By Ralph Z. Hallow
Deeply disappointed by the summer’s rulings on same-sex marriage and Obamacare, conservatives see the presidential election next year as a watershed not only for control of the Supreme Court but also an entire federal judiciary that has been tilted leftward by President Obama’s nominees.
But beyond platitudes and boilerplate answers, only a few of the presidential aspirants have offered any specific insights into how they would vet judicial nominees.
Retired neurosurgeon Ben Carson and Sen. Ted Cruz have given unusually detailed plans for how they would go about choosing judges and justices. Former Florida Gov.

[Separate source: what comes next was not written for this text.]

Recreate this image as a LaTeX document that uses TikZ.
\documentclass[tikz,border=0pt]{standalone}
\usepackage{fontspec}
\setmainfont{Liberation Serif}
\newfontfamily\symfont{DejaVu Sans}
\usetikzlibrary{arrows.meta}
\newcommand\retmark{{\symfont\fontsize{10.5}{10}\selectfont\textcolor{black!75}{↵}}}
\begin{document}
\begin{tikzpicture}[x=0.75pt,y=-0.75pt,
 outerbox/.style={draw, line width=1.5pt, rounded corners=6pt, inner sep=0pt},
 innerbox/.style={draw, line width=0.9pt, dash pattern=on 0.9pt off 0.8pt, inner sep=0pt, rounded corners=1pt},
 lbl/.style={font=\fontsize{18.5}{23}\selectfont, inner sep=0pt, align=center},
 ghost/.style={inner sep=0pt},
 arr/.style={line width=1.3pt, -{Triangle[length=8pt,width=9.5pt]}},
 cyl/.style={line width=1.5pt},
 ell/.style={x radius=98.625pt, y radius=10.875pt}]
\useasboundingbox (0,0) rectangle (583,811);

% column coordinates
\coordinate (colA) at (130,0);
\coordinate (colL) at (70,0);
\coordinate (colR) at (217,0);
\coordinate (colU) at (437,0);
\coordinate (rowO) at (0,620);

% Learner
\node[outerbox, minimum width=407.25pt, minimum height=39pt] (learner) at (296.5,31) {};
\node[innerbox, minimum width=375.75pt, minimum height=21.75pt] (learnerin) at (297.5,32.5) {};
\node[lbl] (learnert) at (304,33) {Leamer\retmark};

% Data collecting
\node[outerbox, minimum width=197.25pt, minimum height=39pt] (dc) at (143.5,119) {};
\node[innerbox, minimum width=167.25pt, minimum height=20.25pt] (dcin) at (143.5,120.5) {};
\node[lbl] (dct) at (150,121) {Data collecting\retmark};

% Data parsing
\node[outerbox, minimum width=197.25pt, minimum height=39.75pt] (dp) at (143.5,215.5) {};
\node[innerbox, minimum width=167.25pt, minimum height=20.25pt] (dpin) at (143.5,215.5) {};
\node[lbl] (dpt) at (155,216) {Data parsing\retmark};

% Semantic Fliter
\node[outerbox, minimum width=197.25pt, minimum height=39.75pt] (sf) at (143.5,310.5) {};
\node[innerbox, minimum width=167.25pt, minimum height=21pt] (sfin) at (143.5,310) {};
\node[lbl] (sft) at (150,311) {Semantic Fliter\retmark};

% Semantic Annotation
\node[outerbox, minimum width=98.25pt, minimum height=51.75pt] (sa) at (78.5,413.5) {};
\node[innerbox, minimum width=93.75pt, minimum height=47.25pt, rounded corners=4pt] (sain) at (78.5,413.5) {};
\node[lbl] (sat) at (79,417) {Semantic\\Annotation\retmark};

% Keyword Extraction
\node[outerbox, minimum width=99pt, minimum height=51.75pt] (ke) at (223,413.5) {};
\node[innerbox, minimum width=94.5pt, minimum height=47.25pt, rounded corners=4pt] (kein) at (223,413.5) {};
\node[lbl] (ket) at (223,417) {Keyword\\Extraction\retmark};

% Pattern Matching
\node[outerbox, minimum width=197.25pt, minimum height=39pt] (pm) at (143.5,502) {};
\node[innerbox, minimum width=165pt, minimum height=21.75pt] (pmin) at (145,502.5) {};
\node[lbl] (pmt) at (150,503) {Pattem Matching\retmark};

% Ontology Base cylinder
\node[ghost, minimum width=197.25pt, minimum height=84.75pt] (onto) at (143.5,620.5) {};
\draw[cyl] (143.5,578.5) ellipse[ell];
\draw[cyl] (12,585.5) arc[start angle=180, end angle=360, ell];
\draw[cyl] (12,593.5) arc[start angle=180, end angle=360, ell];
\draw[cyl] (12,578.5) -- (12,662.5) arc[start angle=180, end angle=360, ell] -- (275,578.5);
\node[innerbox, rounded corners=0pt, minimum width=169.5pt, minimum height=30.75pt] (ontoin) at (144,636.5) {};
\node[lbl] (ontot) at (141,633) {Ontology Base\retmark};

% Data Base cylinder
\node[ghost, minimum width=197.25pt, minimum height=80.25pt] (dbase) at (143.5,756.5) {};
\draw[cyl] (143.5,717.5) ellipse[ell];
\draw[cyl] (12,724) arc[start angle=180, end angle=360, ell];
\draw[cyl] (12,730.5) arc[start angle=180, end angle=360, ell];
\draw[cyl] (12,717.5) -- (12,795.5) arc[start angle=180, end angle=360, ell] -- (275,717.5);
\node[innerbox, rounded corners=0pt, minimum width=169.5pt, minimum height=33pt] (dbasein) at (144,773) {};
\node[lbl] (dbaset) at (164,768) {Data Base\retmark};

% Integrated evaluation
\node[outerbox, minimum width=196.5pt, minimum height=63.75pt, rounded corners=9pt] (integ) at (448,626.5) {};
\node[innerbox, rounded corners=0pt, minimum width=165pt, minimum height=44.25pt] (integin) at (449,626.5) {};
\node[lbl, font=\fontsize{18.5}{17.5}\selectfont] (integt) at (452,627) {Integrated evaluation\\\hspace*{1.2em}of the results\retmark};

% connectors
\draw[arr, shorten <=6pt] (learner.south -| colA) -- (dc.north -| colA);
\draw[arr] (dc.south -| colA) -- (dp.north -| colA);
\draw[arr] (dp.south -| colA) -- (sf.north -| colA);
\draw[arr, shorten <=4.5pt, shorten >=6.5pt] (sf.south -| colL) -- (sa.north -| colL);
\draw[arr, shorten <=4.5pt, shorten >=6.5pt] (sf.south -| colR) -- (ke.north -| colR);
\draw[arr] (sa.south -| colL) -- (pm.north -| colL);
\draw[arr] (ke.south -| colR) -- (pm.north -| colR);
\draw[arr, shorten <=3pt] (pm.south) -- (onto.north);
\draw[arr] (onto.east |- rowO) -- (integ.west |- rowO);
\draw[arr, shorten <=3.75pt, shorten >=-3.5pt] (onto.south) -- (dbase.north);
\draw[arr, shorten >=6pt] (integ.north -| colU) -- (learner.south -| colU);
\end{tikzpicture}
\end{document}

Jeb Bush used a private event in New Hampshire to declare that the only way to be certain nominees will be strict constitutionalists and conservatives is to pick nominees with long records of ruling from the bench.
In so doing, he separated himself from his father’s infamous picks of David H. Souter and Anthony M. Kennedy as justices and his brother’s pick of John G. Roberts Jr. as chief justice, all three of whom have brought scowls to the faces of conservatives.
The high court and its crucial role in directing the republic haven’t been central to the campaigns this time.
“I’m surprised the gay marriage decision in June hasn’t caused more discussion by now by the candidates about the Supreme Court’s role,” said C. Boyden Gray, White House counsel to President George H.W. Bush and an ambassador for President George W. Bush.
Some court watchers detect the odor of defeatism wafting in the campaigns’ ranks.
“Some Republicans treat these decisions like the weather — you can’t do anything about it,” said Tom Fitton, president of the public-interest law firm Judicial Watch. “But that 5-4 decision [legalizing same-sex marriage] upended thousands of years of not just Western tradition but what has been the fundamental basis of civilization — that marriage is between a man and a woman.”
The ultimate test for conservatives is for a judicial nominee to stick strictly to the meaning of the original words of the Constitution and to the intent of laws passed by Congress, and not to “legislate from the bench” or to divine intent and meaning.
Mr. Gray, a Bush loyalist, said Mr. Cruz is the one candidate who knows the Supreme Court, having clerked for a chief justice, William H. Rehnquist, and argued many times before the high court as the chief appellate attorney for the state of Texas.
Mr. Carson, the renowned neurosurgeon and electoral neophyte, said litmus tests don’t work but then described the litmus test he would use by carefully evaluating the judicial records of potential nominees to ensure they wouldn’t deviate from the original intent or meaning of the Constitution and laws.
The time for a litmus test has come, said Merrill Matthews, resident scholar at the Institute for Policy Innovation in Dallas. “Republicans tend to say they won’t impose a litmus test, but it’s probably time to change,” he said.
“Because they don’t impose a litmus test usually, they’ve gotten some pretty bad justices. There’s only three dependable conservatives on theSupreme Court,” Mr. Matthews said.